━━ GIVEN RECORDS

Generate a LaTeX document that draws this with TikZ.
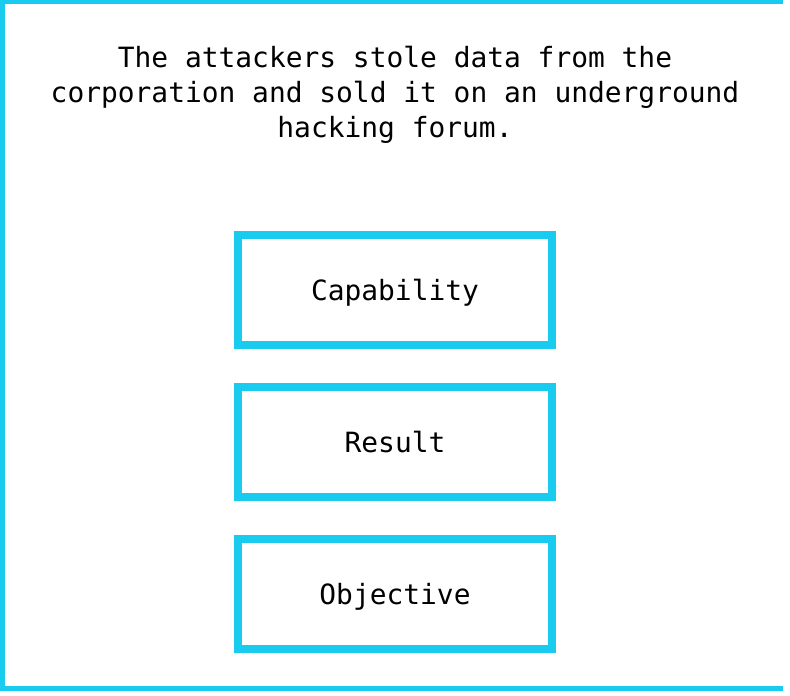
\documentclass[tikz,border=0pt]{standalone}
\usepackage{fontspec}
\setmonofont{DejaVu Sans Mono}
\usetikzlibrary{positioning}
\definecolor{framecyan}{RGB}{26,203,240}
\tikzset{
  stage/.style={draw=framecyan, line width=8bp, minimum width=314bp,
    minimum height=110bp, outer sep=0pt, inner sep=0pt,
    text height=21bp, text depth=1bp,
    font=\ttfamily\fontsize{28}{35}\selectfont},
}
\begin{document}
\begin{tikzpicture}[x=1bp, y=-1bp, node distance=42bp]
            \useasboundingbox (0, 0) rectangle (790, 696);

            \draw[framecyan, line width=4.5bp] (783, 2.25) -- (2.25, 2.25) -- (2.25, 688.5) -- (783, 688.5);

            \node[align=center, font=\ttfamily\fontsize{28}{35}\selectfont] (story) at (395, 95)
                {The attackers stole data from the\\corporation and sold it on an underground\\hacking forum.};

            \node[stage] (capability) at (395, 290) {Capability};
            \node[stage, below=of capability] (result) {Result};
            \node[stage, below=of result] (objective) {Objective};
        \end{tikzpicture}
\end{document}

━━━━
━━ GIVEN RECORDS

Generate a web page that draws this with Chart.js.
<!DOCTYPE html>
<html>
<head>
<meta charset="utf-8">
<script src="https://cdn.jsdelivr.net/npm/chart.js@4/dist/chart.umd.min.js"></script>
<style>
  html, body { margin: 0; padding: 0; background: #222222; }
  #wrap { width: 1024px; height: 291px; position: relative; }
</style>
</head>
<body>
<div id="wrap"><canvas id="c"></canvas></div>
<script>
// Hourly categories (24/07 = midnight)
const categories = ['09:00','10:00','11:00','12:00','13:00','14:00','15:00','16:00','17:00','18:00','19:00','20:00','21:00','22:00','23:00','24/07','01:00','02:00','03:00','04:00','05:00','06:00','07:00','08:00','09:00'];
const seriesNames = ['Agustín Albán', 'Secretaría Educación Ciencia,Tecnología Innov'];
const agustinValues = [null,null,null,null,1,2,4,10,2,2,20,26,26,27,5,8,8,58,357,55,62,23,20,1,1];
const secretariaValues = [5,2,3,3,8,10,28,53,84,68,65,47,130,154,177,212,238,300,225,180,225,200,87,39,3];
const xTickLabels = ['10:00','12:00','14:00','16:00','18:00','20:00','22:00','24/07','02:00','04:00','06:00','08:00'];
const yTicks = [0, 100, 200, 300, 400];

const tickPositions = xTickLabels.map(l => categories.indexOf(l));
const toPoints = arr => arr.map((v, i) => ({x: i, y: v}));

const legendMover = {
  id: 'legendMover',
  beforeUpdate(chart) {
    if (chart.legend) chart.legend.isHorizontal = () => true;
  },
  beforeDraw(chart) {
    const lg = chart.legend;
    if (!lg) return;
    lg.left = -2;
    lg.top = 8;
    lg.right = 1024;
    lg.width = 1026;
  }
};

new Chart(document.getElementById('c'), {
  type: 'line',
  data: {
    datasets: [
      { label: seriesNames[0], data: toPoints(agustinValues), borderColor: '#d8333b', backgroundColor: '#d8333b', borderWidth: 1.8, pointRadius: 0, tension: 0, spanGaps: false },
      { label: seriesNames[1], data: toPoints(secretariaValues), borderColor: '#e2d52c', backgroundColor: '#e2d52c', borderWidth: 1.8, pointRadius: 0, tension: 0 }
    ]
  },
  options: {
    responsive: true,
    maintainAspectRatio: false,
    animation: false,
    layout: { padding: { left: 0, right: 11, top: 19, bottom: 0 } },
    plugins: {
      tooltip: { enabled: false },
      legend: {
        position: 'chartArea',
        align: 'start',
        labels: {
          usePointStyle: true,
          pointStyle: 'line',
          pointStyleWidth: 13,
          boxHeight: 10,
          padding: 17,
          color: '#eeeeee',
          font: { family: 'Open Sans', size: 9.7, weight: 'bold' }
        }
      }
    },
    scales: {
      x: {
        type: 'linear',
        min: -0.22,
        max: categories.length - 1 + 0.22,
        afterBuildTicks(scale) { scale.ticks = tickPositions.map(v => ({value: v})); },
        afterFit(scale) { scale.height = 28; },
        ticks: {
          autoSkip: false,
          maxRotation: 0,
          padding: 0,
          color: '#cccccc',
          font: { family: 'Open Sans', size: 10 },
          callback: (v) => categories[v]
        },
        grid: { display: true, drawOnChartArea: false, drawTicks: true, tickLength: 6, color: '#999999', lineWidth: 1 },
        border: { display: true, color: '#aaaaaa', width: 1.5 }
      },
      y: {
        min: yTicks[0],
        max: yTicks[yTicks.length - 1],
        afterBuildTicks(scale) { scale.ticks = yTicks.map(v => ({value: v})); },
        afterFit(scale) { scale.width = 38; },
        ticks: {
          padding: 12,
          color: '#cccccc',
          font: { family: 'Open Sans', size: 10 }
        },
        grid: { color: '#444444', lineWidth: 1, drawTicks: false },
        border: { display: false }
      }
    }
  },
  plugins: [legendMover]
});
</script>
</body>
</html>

━━━━
━━ GIVEN RECORDS

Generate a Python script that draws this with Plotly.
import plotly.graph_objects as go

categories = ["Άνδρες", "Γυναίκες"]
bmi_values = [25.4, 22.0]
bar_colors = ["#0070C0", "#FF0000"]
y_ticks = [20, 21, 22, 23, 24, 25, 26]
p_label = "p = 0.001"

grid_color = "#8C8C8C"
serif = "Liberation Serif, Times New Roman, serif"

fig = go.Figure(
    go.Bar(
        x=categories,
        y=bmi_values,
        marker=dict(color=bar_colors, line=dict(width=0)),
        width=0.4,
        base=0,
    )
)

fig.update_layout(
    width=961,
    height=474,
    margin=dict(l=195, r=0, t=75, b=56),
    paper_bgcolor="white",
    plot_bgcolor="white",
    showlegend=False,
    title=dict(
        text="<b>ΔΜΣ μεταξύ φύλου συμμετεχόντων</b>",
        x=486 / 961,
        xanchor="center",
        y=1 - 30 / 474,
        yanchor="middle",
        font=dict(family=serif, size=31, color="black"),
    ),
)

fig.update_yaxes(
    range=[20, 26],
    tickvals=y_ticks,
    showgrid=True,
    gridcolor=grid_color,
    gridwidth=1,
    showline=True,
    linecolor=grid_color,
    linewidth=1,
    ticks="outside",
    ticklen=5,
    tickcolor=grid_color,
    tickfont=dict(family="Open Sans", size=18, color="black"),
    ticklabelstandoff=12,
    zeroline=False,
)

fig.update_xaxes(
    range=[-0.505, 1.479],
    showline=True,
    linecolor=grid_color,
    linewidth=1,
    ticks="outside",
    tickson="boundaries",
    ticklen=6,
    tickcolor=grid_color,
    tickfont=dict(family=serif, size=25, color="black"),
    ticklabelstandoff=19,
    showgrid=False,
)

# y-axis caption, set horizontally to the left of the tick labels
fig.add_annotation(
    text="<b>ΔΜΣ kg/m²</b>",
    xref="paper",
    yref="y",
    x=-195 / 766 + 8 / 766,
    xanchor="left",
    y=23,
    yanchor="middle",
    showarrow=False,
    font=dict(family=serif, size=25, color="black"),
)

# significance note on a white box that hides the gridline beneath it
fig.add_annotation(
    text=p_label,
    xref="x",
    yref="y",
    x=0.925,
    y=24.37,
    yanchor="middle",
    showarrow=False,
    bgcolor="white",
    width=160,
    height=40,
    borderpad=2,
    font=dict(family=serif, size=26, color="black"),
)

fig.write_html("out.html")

━━━━

*PROBLEM*:
Skip the pictures and repeat, word for word, the lines from the one containing "Generate a LaTeX" to the one containing "-- (783, 688.5);", keeping both of those lines.

*RESPONSE TO THIS TASK*:
Generate a LaTeX document that draws this with TikZ.
\documentclass[tikz,border=0pt]{standalone}
\usepackage{fontspec}
\setmonofont{DejaVu Sans Mono}
\usetikzlibrary{positioning}
\definecolor{framecyan}{RGB}{26,203,240}
\tikzset{
  stage/.style={draw=framecyan, line width=8bp, minimum width=314bp,
    minimum height=110bp, outer sep=0pt, inner sep=0pt,
    text height=21bp, text depth=1bp,
    font=\ttfamily\fontsize{28}{35}\selectfont},
}
\begin{document}
\begin{tikzpicture}[x=1bp, y=-1bp, node distance=42bp]
            \useasboundingbox (0, 0) rectangle (790, 696);

            \draw[framecyan, line width=4.5bp] (783, 2.25) -- (2.25, 2.25) -- (2.25, 688.5) -- (783, 688.5);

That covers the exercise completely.